Restate all of the entries exactly, dropping any pictures they hold.

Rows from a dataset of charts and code

* * *

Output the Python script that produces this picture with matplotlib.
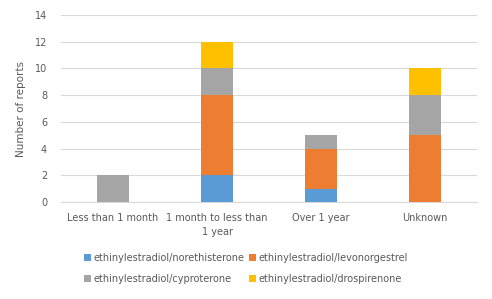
import matplotlib.pyplot as plt
import numpy as np

categories = ['Less than 1 month', '1 month to less than\n1 year', 'Over 1 year', 'Unknown']
series_names = ['ethinylestradiol/norethisterone', 'ethinylestradiol/levonorgestrel',
                'ethinylestradiol/cyproterone', 'ethinylestradiol/drospirenone']
norethisterone = [0, 2, 1, 0]
levonorgestrel = [0, 6, 3, 5]
cyproterone = [2, 2, 1, 3]
drospirenone = [0, 2, 0, 2]
colours = ['#5B9BD5', '#ED7D31', '#A5A5A5', '#FFC000']

txt = '#595959'
plt.rcParams['font.family'] = 'DejaVu Sans'

fig = plt.figure(figsize=(4.92, 2.99), dpi=100)
ax = fig.add_axes([0.124, 0.324, 0.846, 0.626])

x = np.arange(len(categories))
bottom = np.zeros(len(categories))
for vals, name, col in zip([norethisterone, levonorgestrel, cyproterone, drospirenone], series_names, colours):
    ax.bar(x, vals, width=0.31, bottom=bottom, color=col, label=name, zorder=3)
    bottom += np.array(vals)

ax.set_xlim(-0.5, 3.5)
ax.set_ylim(0, 14)
ax.set_yticks(range(0, 15, 2))
ax.grid(axis='y', color='#D9D9D9', linewidth=0.8, zorder=0)
for s in ['top', 'right', 'left']:
    ax.spines[s].set_visible(False)
ax.spines['bottom'].set_color('#D9D9D9')
ax.tick_params(length=0, colors=txt, labelsize=7)
ax.set_xticks(x)
ax.set_xticklabels(categories, fontsize=7, color=txt, linespacing=1.5)
ax.tick_params(axis='x', pad=8)
ax.tick_params(axis='y', pad=10)
ax.set_ylabel('Number of reports', fontsize=7.5, color=txt, labelpad=6)

handles, labels = ax.get_legend_handles_labels()
order = [0, 2, 1, 3]
fig.legend([handles[i] for i in order], [labels[i] for i in order], ncol=2,
           loc='center', bbox_to_anchor=(0.5, 0.103), frameon=False, fontsize=7,
           labelcolor=txt, handlelength=0.7, handleheight=0.7, handletextpad=0.3,
           columnspacing=0.4, labelspacing=1.1)

fig.savefig('out.png', dpi=100)
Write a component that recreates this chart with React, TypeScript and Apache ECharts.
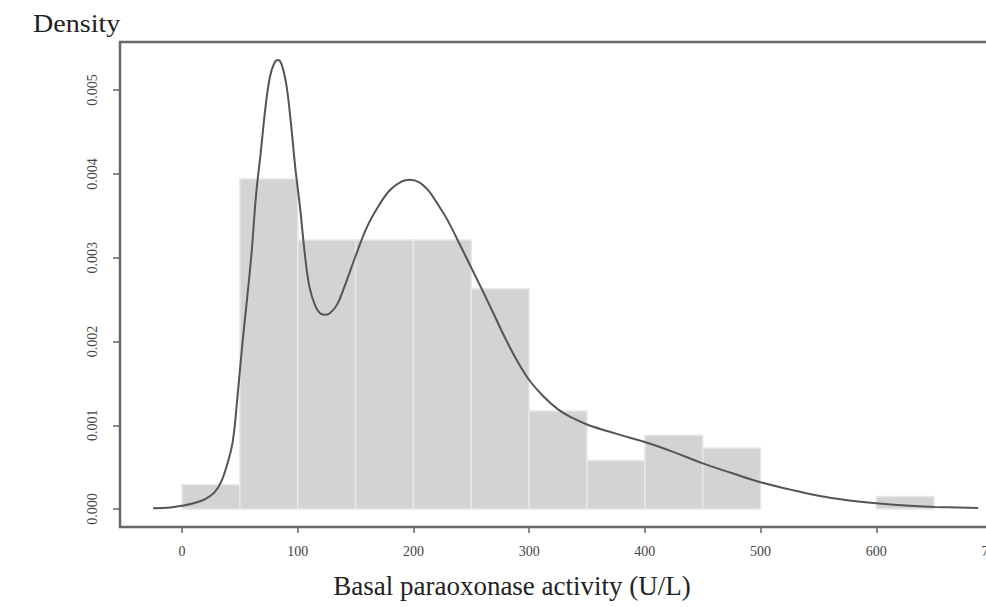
import React, { useEffect, useRef } from "react";
import * as echarts from "echarts";

// Histogram bins (start of each 50-wide bin) and their densities
const binStarts = [0, 50, 100, 150, 200, 250, 300, 350, 400, 450, 600];
const binDensity = [0.00029, 0.00394, 0.00321, 0.00321, 0.00321, 0.00263, 0.00117, 0.00058, 0.00088, 0.00073, 0.00015];
const binWidth = 50;

// Kernel density curve
const curveX = [-25, -10, 0, 10, 20, 28, 34, 40, 44, 48, 52, 56, 60, 64, 68, 72, 76, 80, 83, 86, 90, 94, 98, 102, 106, 110, 115, 120, 124, 128, 134, 140, 150, 160, 170, 180, 190, 197, 205, 213, 220, 229, 240, 250, 260, 270, 280, 290, 300, 312, 325, 337, 350, 375, 400, 425, 450, 475, 500, 525, 550, 575, 600, 625, 650, 688];
const curveY = [0.00001, 0.00002, 0.00004, 0.00007, 0.00012, 0.0002, 0.00033, 0.00058, 0.00082, 0.00135, 0.00195, 0.00248, 0.00304, 0.00375, 0.00425, 0.00478, 0.00516, 0.00533, 0.00536, 0.00531, 0.00508, 0.00462, 0.00406, 0.0036, 0.00306, 0.00266, 0.00243, 0.00233, 0.00232, 0.00234, 0.00244, 0.00264, 0.00302, 0.00337, 0.00362, 0.00381, 0.00391, 0.00393, 0.0039, 0.0038, 0.00366, 0.00346, 0.00316, 0.00288, 0.0026, 0.00231, 0.00202, 0.00176, 0.00154, 0.00135, 0.00119, 0.00109, 0.00101, 0.0009, 0.0008, 0.00068, 0.000545, 0.00043, 0.00032, 0.000235, 0.000158, 0.000105, 0.000068, 0.000042, 0.000026, 0.000012];

const xTicks = [0, 100, 200, 300, 400, 500, 600, 700];
const yTicks = [0, 0.001, 0.002, 0.003, 0.004, 0.005];

const yTitle = "Density";
const xTitle = "Basal paraoxonase activity (U/L)";

const SERIF = '"Liberation Serif", "DejaVu Serif", serif';

export default function App() {
  const ref = useRef<HTMLDivElement>(null);
  useEffect(() => {
    if (!ref.current) return;
    const chart = echarts.init(ref.current, null, { renderer: "svg" });
    chart.setOption({
      animation: false,
      backgroundColor: "#ffffff",
      grid: {
        left: 120,
        right: 16.5,
        top: 42,
        bottom: 80,
        show: true,
        borderColor: "#686868",
        borderWidth: 2.5,
        backgroundColor: "transparent",
        containLabel: false,
        outerBoundsMode: "none",
      },
      xAxis: {
        type: "value",
        min: -53.6,
        max: 718.6,
        splitLine: { show: false },
        axisLine: { show: false, onZero: false },
        axisTick: {
          show: true,
          customValues: xTicks,
          length: 6,
          lineStyle: { color: "#666", width: 1.5 },
        },
        axisLabel: {
          customValues: xTicks,
          fontFamily: SERIF,
          fontSize: 14,
          color: "#444",
          margin: 17,
        },
      },
      yAxis: {
        type: "value",
        min: -0.000214,
        max: 0.005574,
        splitLine: { show: false },
        axisLine: { show: false, onZero: false },
        axisTick: {
          show: true,
          customValues: yTicks,
          length: 7,
          lineStyle: { color: "#666", width: 1.5 },
        },
        axisLabel: {
          customValues: yTicks,
          rotate: 90,
          fontFamily: SERIF,
          fontSize: 14,
          color: "#444",
          margin: 21,
          formatter: (v: number) => v.toFixed(3),
        },
      },
      graphic: [
        {
          type: "text",
          x: 33,
          y: 23,
          scaleX: 1.08,
          style: {
            text: yTitle,
            font: `normal 26px ${SERIF}`,
            fill: "#222",
            textAlign: "left",
            textVerticalAlign: "middle",
          },
        },
        {
          type: "text",
          x: 512,
          y: 586,
          style: {
            text: xTitle,
            font: `normal 27px ${SERIF}`,
            fill: "#222",
            textAlign: "center",
            textVerticalAlign: "middle",
          },
        },
      ],
      series: [
        {
          type: "custom",
          name: "histogram",
          data: binStarts.map((s, i) => [s, binDensity[i]]),
          encode: { x: 0, y: 1 },
          renderItem: (params: any, api: any) => {
            const x0 = api.value(0);
            const y = api.value(1);
            const p0 = api.coord([x0, y]);
            const p1 = api.coord([x0 + binWidth, 0]);
            return {
              type: "rect",
              shape: { x: p0[0], y: p0[1], width: p1[0] - p0[0], height: p1[1] - p0[1] },
              style: { fill: "#d3d3d3", stroke: "#e8e8e8", lineWidth: 1.5 },
            };
          },
          z: 2,
        },
        {
          type: "line",
          name: "density",
          data: curveX.map((x, i) => [x, curveY[i]]),
          smooth: 0.4,
          showSymbol: false,
          symbol: "none",
          lineStyle: { color: "#555", width: 2 },
          z: 3,
        },
      ],
    });
    return () => chart.dispose();
  }, []);

  return (
    <div
      style={{
        position: "fixed",
        left: 0,
        top: 0,
        width: 986,
        height: 607,
        overflow: "hidden",
        background: "#fff",
      }}
    >
      <div ref={ref} style={{ width: 1030, height: 607 }} />
    </div>
  );
}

* * *

Result »
Output the Python script that produces this picture with matplotlib.
import matplotlib.pyplot as plt
import numpy as np

categories = ['Less than 1 month', '1 month to less than\n1 year', 'Over 1 year', 'Unknown']
series_names = ['ethinylestradiol/norethisterone', 'ethinylestradiol/levonorgestrel',
                'ethinylestradiol/cyproterone', 'ethinylestradiol/drospirenone']
norethisterone = [0, 2, 1, 0]
levonorgestrel = [0, 6, 3, 5]
cyproterone = [2, 2, 1, 3]
drospirenone = [0, 2, 0, 2]
colours = ['#5B9BD5', '#ED7D31', '#A5A5A5', '#FFC000']

txt = '#595959'
plt.rcParams['font.family'] = 'DejaVu Sans'

fig = plt.figure(figsize=(4.92, 2.99), dpi=100)
ax = fig.add_axes([0.124, 0.324, 0.846, 0.626])

x = np.arange(len(categories))
bottom = np.zeros(len(categories))
for vals, name, col in zip([norethisterone, levonorgestrel, cyproterone, drospirenone], series_names, colours):
    ax.bar(x, vals, width=0.31, bottom=bottom, color=col, label=name, zorder=3)
    bottom += np.array(vals)

ax.set_xlim(-0.5, 3.5)
ax.set_ylim(0, 14)
ax.set_yticks(range(0, 15, 2))
ax.grid(axis='y', color='#D9D9D9', linewidth=0.8, zorder=0)
for s in ['top', 'right', 'left']:
    ax.spines[s].set_visible(False)
ax.spines['bottom'].set_color('#D9D9D9')
ax.tick_params(length=0, colors=txt, labelsize=7)
ax.set_xticks(x)
ax.set_xticklabels(categories, fontsize=7, color=txt, linespacing=1.5)
ax.tick_params(axis='x', pad=8)
ax.tick_params(axis='y', pad=10)
ax.set_ylabel('Number of reports', fontsize=7.5, color=txt, labelpad=6)

handles, labels = ax.get_legend_handles_labels()
order = [0, 2, 1, 3]
fig.legend([handles[i] for i in order], [labels[i] for i in order], ncol=2,
           loc='center', bbox_to_anchor=(0.5, 0.103), frameon=False, fontsize=7,
           labelcolor=txt, handlelength=0.7, handleheight=0.7, handletextpad=0.3,
           columnspacing=0.4, labelspacing=1.1)

fig.savefig('out.png', dpi=100)
Write a component that recreates this chart with React, TypeScript and Apache ECharts.
import React, { useEffect, useRef } from "react";
import * as echarts from "echarts";

// Histogram bins (start of each 50-wide bin) and their densities
const binStarts = [0, 50, 100, 150, 200, 250, 300, 350, 400, 450, 600];
const binDensity = [0.00029, 0.00394, 0.00321, 0.00321, 0.00321, 0.00263, 0.00117, 0.00058, 0.00088, 0.00073, 0.00015];
const binWidth = 50;

// Kernel density curve
const curveX = [-25, -10, 0, 10, 20, 28, 34, 40, 44, 48, 52, 56, 60, 64, 68, 72, 76, 80, 83, 86, 90, 94, 98, 102, 106, 110, 115, 120, 124, 128, 134, 140, 150, 160, 170, 180, 190, 197, 205, 213, 220, 229, 240, 250, 260, 270, 280, 290, 300, 312, 325, 337, 350, 375, 400, 425, 450, 475, 500, 525, 550, 575, 600, 625, 650, 688];
const curveY = [0.00001, 0.00002, 0.00004, 0.00007, 0.00012, 0.0002, 0.00033, 0.00058, 0.00082, 0.00135, 0.00195, 0.00248, 0.00304, 0.00375, 0.00425, 0.00478, 0.00516, 0.00533, 0.00536, 0.00531, 0.00508, 0.00462, 0.00406, 0.0036, 0.00306, 0.00266, 0.00243, 0.00233, 0.00232, 0.00234, 0.00244, 0.00264, 0.00302, 0.00337, 0.00362, 0.00381, 0.00391, 0.00393, 0.0039, 0.0038, 0.00366, 0.00346, 0.00316, 0.00288, 0.0026, 0.00231, 0.00202, 0.00176, 0.00154, 0.00135, 0.00119, 0.00109, 0.00101, 0.0009, 0.0008, 0.00068, 0.000545, 0.00043, 0.00032, 0.000235, 0.000158, 0.000105, 0.000068, 0.000042, 0.000026, 0.000012];

const xTicks = [0, 100, 200, 300, 400, 500, 600, 700];
const yTicks = [0, 0.001, 0.002, 0.003, 0.004, 0.005];

const yTitle = "Density";
const xTitle = "Basal paraoxonase activity (U/L)";

const SERIF = '"Liberation Serif", "DejaVu Serif", serif';

export default function App() {
  const ref = useRef<HTMLDivElement>(null);
  useEffect(() => {
    if (!ref.current) return;
    const chart = echarts.init(ref.current, null, { renderer: "svg" });
    chart.setOption({
      animation: false,
      backgroundColor: "#ffffff",
      grid: {
        left: 120,
        right: 16.5,
        top: 42,
        bottom: 80,
        show: true,
        borderColor: "#686868",
        borderWidth: 2.5,
        backgroundColor: "transparent",
        containLabel: false,
        outerBoundsMode: "none",
      },
      xAxis: {
        type: "value",
        min: -53.6,
        max: 718.6,
        splitLine: { show: false },
        axisLine: { show: false, onZero: false },
        axisTick: {
          show: true,
          customValues: xTicks,
          length: 6,
          lineStyle: { color: "#666", width: 1.5 },
        },
        axisLabel: {
          customValues: xTicks,
          fontFamily: SERIF,
          fontSize: 14,
          color: "#444",
          margin: 17,
        },
      },
      yAxis: {
        type: "value",
        min: -0.000214,
        max: 0.005574,
        splitLine: { show: false },
        axisLine: { show: false, onZero: false },
        axisTick: {
          show: true,
          customValues: yTicks,
          length: 7,
          lineStyle: { color: "#666", width: 1.5 },
        },
        axisLabel: {
          customValues: yTicks,
          rotate: 90,
          fontFamily: SERIF,
          fontSize: 14,
          color: "#444",
          margin: 21,
          formatter: (v: number) => v.toFixed(3),
        },
      },
      graphic: [
        {
          type: "text",
          x: 33,
          y: 23,
          scaleX: 1.08,
          style: {
            text: yTitle,
            font: `normal 26px ${SERIF}`,
            fill: "#222",
            textAlign: "left",
            textVerticalAlign: "middle",
          },
        },
        {
          type: "text",
          x: 512,
          y: 586,
          style: {
            text: xTitle,
            font: `normal 27px ${SERIF}`,
            fill: "#222",
            textAlign: "center",
            textVerticalAlign: "middle",
          },
        },
      ],
      series: [
        {
          type: "custom",
          name: "histogram",
          data: binStarts.map((s, i) => [s, binDensity[i]]),
          encode: { x: 0, y: 1 },
          renderItem: (params: any, api: any) => {
            const x0 = api.value(0);
            const y = api.value(1);
            const p0 = api.coord([x0, y]);
            const p1 = api.coord([x0 + binWidth, 0]);
            return {
              type: "rect",
              shape: { x: p0[0], y: p0[1], width: p1[0] - p0[0], height: p1[1] - p0[1] },
              style: { fill: "#d3d3d3", stroke: "#e8e8e8", lineWidth: 1.5 },
            };
          },
          z: 2,
        },
        {
          type: "line",
          name: "density",
          data: curveX.map((x, i) => [x, curveY[i]]),
          smooth: 0.4,
          showSymbol: false,
          symbol: "none",
          lineStyle: { color: "#555", width: 2 },
          z: 3,
        },
      ],
    });
    return () => chart.dispose();
  }, []);

  return (
    <div
      style={{
        position: "fixed",
        left: 0,
        top: 0,
        width: 986,
        height: 607,
        overflow: "hidden",
        background: "#fff",
      }}
    >
      <div ref={ref} style={{ width: 1030, height: 607 }} />
    </div>
  );
}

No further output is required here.